XeSS 3 multi-frame generation is most consequential for gaming laptop use cases rather than handheld scenarios. A thin laptop running the B390 at 30–45 watts, paired with a 120Hz or 165Hz display, sits in the sweet spot where the base framerate is high enough for frame generation to work cleanly and the display refresh rate is high enough to realize the benefit. A handheld device operating at 10–15 watts faces a different situation: base framerates in demanding titles at that power level may be low enough that frame generation needs to work harder and produces more variable results. The feature is real and represents a meaningful gap between Intel and AMD in the integrated graphics tier; its value is just more reliable in the context where the base hardware has headroom to spare.
The correct answer to "should I buy Intel or AMD?" depends on which devices and price points you're actually comparing. The Arc B390's competitive position shifts significantly depending on that context.
The B390 makes a strong case in the thin-and-light segment. Systems have been available since January 27, 2026, spanning major manufacturers across a range of price points. For buyers whose gaming diet includes esports titles, RPGs, and story-driven games where upscaling is acceptable, an X7 or X9 system eliminates the need for a discrete GPU while delivering battery life in the 15–18 hour office range. The only AMD competition at this form factor and performance tier is the Radeon 890M in mainstream Ryzen AI 300 chips, which the B390 outpaces significantly.

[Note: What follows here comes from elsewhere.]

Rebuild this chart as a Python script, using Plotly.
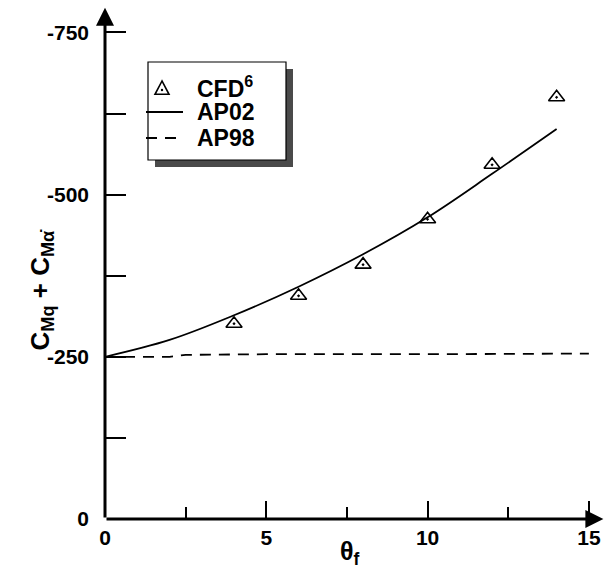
import plotly.graph_objects as go

# ---- data ----
cfd_x = [4, 6, 8, 10, 12, 14]
cfd_y = [-301, -344, -392, -462, -546, -650]

ap02_x = [0, 2, 4, 6, 8, 10, 12, 14]
ap02_y = [-250, -276, -314, -358, -408, -465, -532, -601]

ap98_x = [0, 2, 2.5, 5, 10, 15]
ap98_y = [-250, -250, -253, -254, -254, -255]

x_tick_vals = [0, 5, 10, 15]
x_tick_text = ["0", "5", "10", "15"]
y_tick_vals = [0, -250, -500, -750]
y_tick_text = ["0", "-250", "-500", "-750"]

legend_names = ["CFD<sup>6</sup>", "AP02", "AP98"]

# ---- layout geometry (pixels) ----
W, H = 610, 570
ML, MR, MT, MB = 105, 5, 6, 51
PW, PH = W - ML - MR, H - MT - MB
X_RANGE = [0, 15.5]
Y_RANGE = [0, -790.7]


def px_x(p):
    return (p - ML) / PW


def px_y(p):
    return (H - MB - p) / PH


FONT = "Arial, Liberation Sans, sans-serif"
BOLD = dict(family=FONT, size=21, color="black", weight="bold")

fig = go.Figure()

fig.add_trace(go.Scatter(
    x=cfd_x, y=cfd_y, mode="markers", name=legend_names[0],
    marker=dict(symbol="triangle-up-open-dot", size=14, color="black",
                line=dict(width=1.6, color="black")),
))
fig.add_trace(go.Scatter(
    x=ap02_x, y=ap02_y, mode="lines", name=legend_names[1],
    line=dict(color="black", width=1.8, shape="spline"),
))
fig.add_trace(go.Scatter(
    x=ap98_x, y=ap98_y, mode="lines", name=legend_names[2],
    line=dict(color="black", width=1.8, dash="11px,8px"),
))

# ---- legend box drawn by hand (shadow + framed box) ----
bx0, by0, bx1, by1 = 148, 62, 286, 160
sh = 7
fig.add_shape(type="rect", xref="paper", yref="paper",
              x0=px_x(bx0 + sh), x1=px_x(bx1 + sh), y0=px_y(by1 + sh), y1=px_y(by0 + sh),
              fillcolor="#4a4a4a", line=dict(width=0), layer="above")
fig.add_shape(type="rect", xref="paper", yref="paper",
              x0=px_x(bx0), x1=px_x(bx1), y0=px_y(by1), y1=px_y(by0),
              fillcolor="white", line=dict(width=1.2, color="black"), layer="above")

row_y = [87, 112, 138]
sym_x0, sym_x1, txt_x = 146, 183, 196
tcx, tcy, ts = 162, row_y[0] + 1, 7
fig.add_shape(type="path", xref="paper", yref="paper",
              path=(f"M {px_x(tcx)},{px_y(tcy - ts)} L {px_x(tcx - ts)},{px_y(tcy + ts * 0.9)} "
                    f"L {px_x(tcx + ts)},{px_y(tcy + ts * 0.9)} Z"),
              line=dict(color="black", width=1.6), fillcolor="white", layer="above")
fig.add_shape(type="circle", xref="paper", yref="paper",
              x0=px_x(tcx - 1.2), x1=px_x(tcx + 1.2), y0=px_y(tcy + 3.2), y1=px_y(tcy + 0.8),
              fillcolor="black", line=dict(width=0), layer="above")
fig.add_shape(type="line", xref="paper", yref="paper",
              x0=px_x(sym_x0), x1=px_x(sym_x1), y0=px_y(row_y[1]), y1=px_y(row_y[1]),
              line=dict(color="black", width=1.8), layer="above")
fig.add_shape(type="line", xref="paper", yref="paper",
              x0=px_x(sym_x0), x1=px_x(sym_x1), y0=px_y(row_y[2]), y1=px_y(row_y[2]),
              line=dict(color="black", width=1.8, dash="11px,8px"), layer="above")
for name, ry in zip(legend_names, row_y):
    fig.add_annotation(x=px_x(txt_x), y=px_y(ry), xref="paper", yref="paper",
                       text=name, showarrow=False, xanchor="left", yanchor="middle",
                       height=24, valign="middle", borderpad=0,
                       font=dict(family=FONT, size=23, color="black", weight="bold"))

# ---- axes with arrows ----
fig.add_annotation(x=15.45, y=0, ax=0, ay=0, xref="x", yref="y",
                   axref="x", ayref="y", text="", showarrow=True,
                   arrowhead=2, arrowsize=1.2, arrowwidth=3, arrowcolor="black")
fig.add_annotation(x=0, y=-788, ax=0, ay=0, xref="x", yref="y",
                   axref="x", ayref="y", text="", showarrow=True,
                   arrowhead=2, arrowsize=1.2, arrowwidth=3, arrowcolor="black")

# ---- axis titles ----
fig.add_annotation(x=px_x(22), y=px_y(290), xref="paper", yref="paper",
                   text="C<sub>Mq</sub> + C<sub>Mα̇</sub>", textangle=-90,
                   showarrow=False,
                   font=dict(family=FONT, size=26, color="black", weight="bold"))
fig.add_annotation(x=px_x(350), y=px_y(570), xref="paper", yref="paper",
                   text="θ<sub>f</sub>", showarrow=False,
                   xanchor="center", yanchor="bottom", borderpad=0,
                   font=dict(family=FONT, size=25, color="black", weight="bold"))

fig.update_layout(
    width=W, height=H, autosize=False,
    margin=dict(l=ML, r=MR, t=MT, b=MB),
    paper_bgcolor="white", plot_bgcolor="white",
    font=BOLD,
    showlegend=False,
    xaxis=dict(range=X_RANGE, showgrid=False, zeroline=False, showline=False,
               tickvals=x_tick_vals, ticktext=x_tick_text, tickfont=BOLD,
               ticks="inside", ticklen=18, tickwidth=1.5, tickcolor="black",
               ticklabelstandoff=4,
               minor=dict(ticks="inside", ticklen=12, tickwidth=1.5,
                          tickcolor="black", dtick=2.5, tick0=0, showgrid=False)),
    yaxis=dict(range=Y_RANGE, showgrid=False, zeroline=False, showline=False,
               tickvals=y_tick_vals, ticktext=y_tick_text, tickfont=BOLD,
               ticks="inside", ticklen=21, tickwidth=1.5, tickcolor="black",
               ticklabelstandoff=15,
               minor=dict(ticks="inside", ticklen=21, tickwidth=1.5,
                          tickcolor="black", dtick=125, tick0=0, showgrid=False)),
)

fig.write_html("out.html", config={"displayModeBar": False},
               post_script="document.body.style.margin='0px';")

The caveat is supply: Intel's 18A manufacturing ramp means production throughput is building gradually through 2026, and top-tier X9 configurations face potential stock constraints. Early buyers may also pay a slight premium reflecting the manufacturing cost environment while Intel's 18A yields mature toward full profitability.
Core Ultra Series 3 chips provide a CPU foundation that won't bottleneck Nvidia's current discrete GPU lineup. The 60% multithread improvement over Lunar Lake at equivalent power levels means the processor side scales cleanly with higher-end graphics cards. AMD's Ryzen AI 400 series, announced at CES, did not introduce meaningful integrated graphics improvements over the previous generation, meaning AMD isn't currently offering a competing answer to the B390 in this segment.

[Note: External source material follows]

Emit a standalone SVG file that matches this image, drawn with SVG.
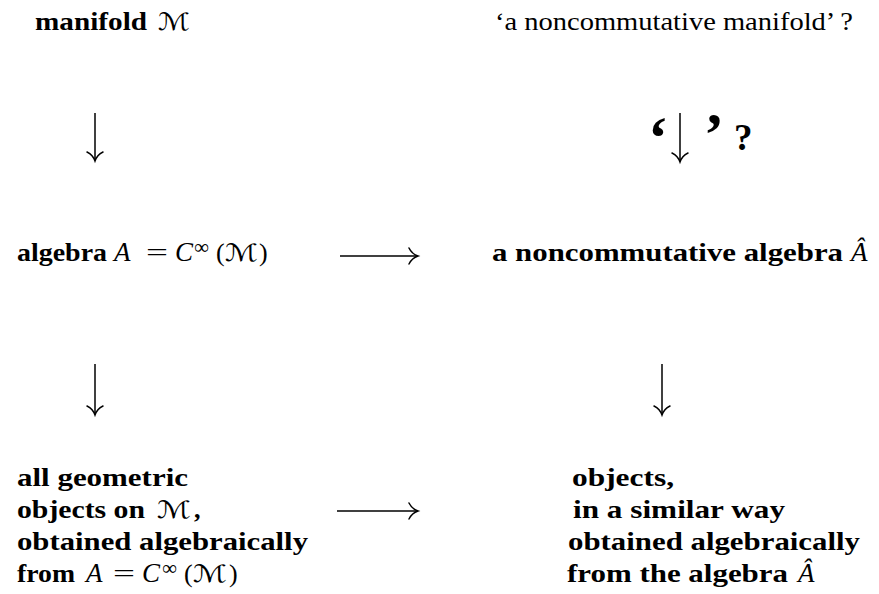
<svg xmlns="http://www.w3.org/2000/svg" width="879" height="594" viewBox="0 0 879 594">
<defs>
<style>
text{font-family:"Liberation Serif",serif;font-size:26px;fill:#000}
.b{font-weight:bold}
.i{font-style:italic;font-size:27px}
.s{font-family:"DejaVu Serif","DejaVu Sans",serif;font-style:italic;font-size:24px}
.sup{font-size:21px}
.arr{stroke:#000;stroke-width:1.5;fill:none}
.head{stroke:#000;stroke-width:1.5;fill:none;stroke-linecap:round}
.q{font-weight:bold;font-size:60px}
.qm{font-weight:bold;font-size:37px}
</style>
</defs>
<rect width="879" height="594" fill="#fff"/>
<g id="n-manifold">
<text x="35" y="30" class="b" textLength="112" lengthAdjust="spacingAndGlyphs">manifold</text>
<text x="158" y="30" class="s" textLength="32" lengthAdjust="spacingAndGlyphs">ℳ</text>
</g>
<g id="n-ncmanifold">
<text x="495" y="30" textLength="358" lengthAdjust="spacingAndGlyphs">‘a noncommutative manifold’ ?</text>
</g>
<g id="n-algebra">
<text x="17" y="261" class="b" textLength="90" lengthAdjust="spacingAndGlyphs">algebra</text>
<text x="114" y="261" class="i">A</text>
<text x="146" y="261" textLength="22" lengthAdjust="spacingAndGlyphs">=</text>
<text x="175" y="261" class="i">C</text>
<text x="194" y="254" class="sup">∞</text>
<text x="216" y="261">(</text>
<text x="225" y="261" class="s" textLength="33" lengthAdjust="spacingAndGlyphs">ℳ</text>
<text x="259" y="261">)</text>
</g>
<g id="n-ncalgebra">
<text x="492" y="261" class="b" textLength="351" lengthAdjust="spacingAndGlyphs">a noncommutative algebra</text>
<text x="851" y="261" class="i">Â</text>
</g>
<g id="n-objects">
<text x="17" y="486" class="b" textLength="171" lengthAdjust="spacingAndGlyphs">all geometric</text>
<text x="17" y="518" class="b" textLength="128" lengthAdjust="spacingAndGlyphs">objects on</text>
<text x="157" y="518" class="s" textLength="34" lengthAdjust="spacingAndGlyphs">ℳ</text>
<text x="194" y="518" class="b">,</text>
<text x="17" y="550" class="b" textLength="291" lengthAdjust="spacingAndGlyphs">obtained algebraically</text>
<text x="17" y="582" class="b" textLength="58" lengthAdjust="spacingAndGlyphs">from</text>
<text x="86" y="582" class="i">A</text>
<text x="113" y="582" textLength="22" lengthAdjust="spacingAndGlyphs">=</text>
<text x="142" y="582" class="i">C</text>
<text x="162" y="575" class="sup">∞</text>
<text x="184" y="582">(</text>
<text x="193" y="582" class="s" textLength="34" lengthAdjust="spacingAndGlyphs">ℳ</text>
<text x="229" y="582">)</text>
</g>
<g id="n-ncobjects">
<text x="572" y="486" class="b" textLength="102" lengthAdjust="spacingAndGlyphs">objects,</text>
<text x="573" y="518" class="b" textLength="212" lengthAdjust="spacingAndGlyphs">in a similar way</text>
<text x="568" y="550" class="b" textLength="292" lengthAdjust="spacingAndGlyphs">obtained algebraically</text>
<text x="567" y="582" class="b" textLength="221" lengthAdjust="spacingAndGlyphs">from the algebra</text>
<text x="798" y="582" class="i">Â</text>
</g>
<g id="connectors">
<path class="arr" d="M95 113V160"/>
<path class="head" d="M87 152Q93 155 95 161Q97 155 103 152"/>
<path class="arr" d="M95 364V414"/>
<path class="head" d="M87 406Q93 409 95 415Q97 409 103 406"/>
<path class="arr" d="M662 364V414"/>
<path class="head" d="M654 406Q660 409 662 415Q664 409 670 406"/>
<path class="arr" d="M680 113V161"/>
<path class="head" d="M672 153Q678 156 680 162Q682 156 688 153"/>
<path class="arr" d="M340 256H417"/>
<path class="head" d="M409 248Q412 254 418 256Q412 258 409 264"/>
<path class="arr" d="M337 511H417"/>
<path class="head" d="M409 503Q412 509 418 511Q412 513 409 519"/>
<text x="648" y="158" class="q">‘</text>
<text x="704" y="154" class="q">’</text>
<text x="734" y="150" class="qm">?</text>
</g>
</svg>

Handheld buyers face a straightforward split: AMD is the proven option available today, Intel is the unvalidated option arriving mid-year. The Ryzen AI Z2 Extreme in the ROG Xbox Ally X has established game compatibility and developer optimization. If a handheld device is needed before mid-2026, AMD is the only viable x86 choice.

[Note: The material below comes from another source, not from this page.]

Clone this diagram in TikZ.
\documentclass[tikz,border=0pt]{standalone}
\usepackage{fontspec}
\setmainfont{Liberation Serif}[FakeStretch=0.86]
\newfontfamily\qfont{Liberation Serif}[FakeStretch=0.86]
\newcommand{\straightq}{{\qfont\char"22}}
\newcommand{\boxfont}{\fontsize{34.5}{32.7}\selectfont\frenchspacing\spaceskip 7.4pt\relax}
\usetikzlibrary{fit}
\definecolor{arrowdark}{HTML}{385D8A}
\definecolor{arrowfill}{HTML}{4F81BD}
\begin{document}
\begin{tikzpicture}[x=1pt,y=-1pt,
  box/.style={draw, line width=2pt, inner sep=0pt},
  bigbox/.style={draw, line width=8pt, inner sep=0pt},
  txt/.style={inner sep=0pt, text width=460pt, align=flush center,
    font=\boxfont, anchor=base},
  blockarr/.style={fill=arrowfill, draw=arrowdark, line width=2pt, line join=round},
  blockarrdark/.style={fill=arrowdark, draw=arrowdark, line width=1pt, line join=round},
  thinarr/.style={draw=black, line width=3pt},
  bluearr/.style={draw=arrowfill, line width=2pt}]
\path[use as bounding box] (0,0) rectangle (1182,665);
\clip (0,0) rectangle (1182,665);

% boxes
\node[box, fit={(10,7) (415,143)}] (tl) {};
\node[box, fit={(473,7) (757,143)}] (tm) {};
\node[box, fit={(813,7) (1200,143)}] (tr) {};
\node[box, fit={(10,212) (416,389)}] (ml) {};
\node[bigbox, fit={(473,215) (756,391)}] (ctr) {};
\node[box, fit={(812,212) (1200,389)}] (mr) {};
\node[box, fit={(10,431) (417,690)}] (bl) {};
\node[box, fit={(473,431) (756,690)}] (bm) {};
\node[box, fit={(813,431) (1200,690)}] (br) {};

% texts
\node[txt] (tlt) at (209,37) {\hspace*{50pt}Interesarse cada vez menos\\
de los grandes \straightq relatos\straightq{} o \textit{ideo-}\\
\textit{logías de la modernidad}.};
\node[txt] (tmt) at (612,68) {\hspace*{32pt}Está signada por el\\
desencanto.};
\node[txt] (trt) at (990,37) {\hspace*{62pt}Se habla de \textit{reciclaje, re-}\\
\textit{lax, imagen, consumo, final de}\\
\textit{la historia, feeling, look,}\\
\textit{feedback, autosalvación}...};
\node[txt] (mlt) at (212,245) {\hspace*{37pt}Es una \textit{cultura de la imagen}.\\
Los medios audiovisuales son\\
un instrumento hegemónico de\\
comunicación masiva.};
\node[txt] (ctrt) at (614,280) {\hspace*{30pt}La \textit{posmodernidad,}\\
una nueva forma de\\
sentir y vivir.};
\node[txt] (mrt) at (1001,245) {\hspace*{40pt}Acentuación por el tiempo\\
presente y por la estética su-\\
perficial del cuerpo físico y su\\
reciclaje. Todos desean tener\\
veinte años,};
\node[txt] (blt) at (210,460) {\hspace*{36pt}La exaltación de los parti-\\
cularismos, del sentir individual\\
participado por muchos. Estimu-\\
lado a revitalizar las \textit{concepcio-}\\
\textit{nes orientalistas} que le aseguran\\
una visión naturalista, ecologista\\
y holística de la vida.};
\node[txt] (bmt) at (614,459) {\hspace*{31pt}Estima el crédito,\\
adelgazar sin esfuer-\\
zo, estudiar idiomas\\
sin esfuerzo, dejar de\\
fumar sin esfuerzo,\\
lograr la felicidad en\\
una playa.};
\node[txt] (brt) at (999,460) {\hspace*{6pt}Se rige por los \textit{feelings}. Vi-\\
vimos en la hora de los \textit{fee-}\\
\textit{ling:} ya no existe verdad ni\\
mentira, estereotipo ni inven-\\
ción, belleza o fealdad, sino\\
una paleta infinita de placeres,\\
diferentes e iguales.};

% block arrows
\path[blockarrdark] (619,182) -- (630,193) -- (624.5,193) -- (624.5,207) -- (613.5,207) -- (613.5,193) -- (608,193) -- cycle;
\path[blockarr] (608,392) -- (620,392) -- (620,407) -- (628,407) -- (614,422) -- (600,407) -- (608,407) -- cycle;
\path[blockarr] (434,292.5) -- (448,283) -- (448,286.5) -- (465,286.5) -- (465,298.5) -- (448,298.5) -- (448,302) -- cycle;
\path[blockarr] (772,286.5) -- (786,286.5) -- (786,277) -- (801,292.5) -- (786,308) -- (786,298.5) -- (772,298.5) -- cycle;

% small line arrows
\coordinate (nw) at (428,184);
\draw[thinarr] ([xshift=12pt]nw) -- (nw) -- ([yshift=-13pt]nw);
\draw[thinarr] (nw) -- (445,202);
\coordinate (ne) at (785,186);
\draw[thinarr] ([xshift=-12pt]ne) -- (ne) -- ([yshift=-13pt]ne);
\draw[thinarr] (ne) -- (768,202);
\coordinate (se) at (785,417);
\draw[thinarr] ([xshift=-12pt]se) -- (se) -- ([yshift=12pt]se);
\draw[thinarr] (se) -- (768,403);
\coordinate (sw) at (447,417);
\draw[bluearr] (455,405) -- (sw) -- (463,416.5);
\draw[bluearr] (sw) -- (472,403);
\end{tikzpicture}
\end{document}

For buyers who can wait, Intel's Core G3 devices are targeting Q2 2026. The efficiency data from laptop testing is promising. Whether AMD's architectural critique of the chiplet approach proves meaningful in real Core G3 handheld hardware is an open question that only independent testing will resolve. The handheld segment is genuinely contested for the first time, and the answer for buyers who wait will be clearer than anything available to assess today.
Does the Arc B390 beat AMD's Radeon 890M? Yes, by a significant margin in gaming. Independent testing confirmed Intel's benchmark claims of roughly 73–82% better performance at comparable or lower power draw. The 890M is found in mainstream AMD Ryzen AI 300 chips used in thin laptops and current handheld devices.
Does the Arc B390 beat AMD's Strix Halo? No. AMD's Strix Halo platform, found in Ryzen AI Max processors used in premium thin laptops and some handheld devices, leads the B390 by 20–35% in gaming benchmarks. The B390 occupies a competitive position between AMD's mainstream iGPU and AMD's premium iGPU tier.
When will Intel-powered handheld gaming devices be available? Intel's dedicated handheld chip series, the Core G3, has been delayed from Q1 into Q2 2026. Handheld devices from partners including MSI, Acer, GPD, and OneXPlayer are targeting mid-2026 launches. No Intel-based handheld gaming PCs were commercially available at the January 2026 launch.
Is the Arc B390's gaming performance driven by Intel's new 18A manufacturing process? Only partially. The CPU compute tiles are on Intel 18A. The 12-core GPU tile that delivers gaming performance is manufactured on TSMC's N3E process. The I/O tile uses TSMC N6. Panther Lake is a multi-tile design with mixed foundry sourcing, and the gaming gains reflect Xe3 architectural improvements rather than solely an in-house manufacturing achievement.
What is XeSS 3 multi-frame generation and does it require specific hardware? XeSS 3 multi-frame generation uses AI inference running on the chip's NPU to synthesize additional frames between rendered frames, multiplying perceived smoothness. Intel has since rolled out this feature to all Arc GPUs through a driver update, so it is not exclusive to Core Ultra Series 3. It works best when the base framerate exceeds approximately 50 fps and the display runs at 120Hz or higher.
Should I wait to buy a gaming laptop, or buy one with the Arc B390 now? For thin-and-light gaming laptops, there is no strong reason to wait. Core Ultra Series 3 systems are available now, battery life is independently validated, and gaming performance at 45 watts outpaces the previous generation substantially. For high-end gaming laptops pairing discrete Nvidia GPUs with Intel CPU performance, the platform is equally ready. The waiting argument applies specifically to handheld gaming devices, where Intel's dedicated Core G3 chips arrive in Q2 2026.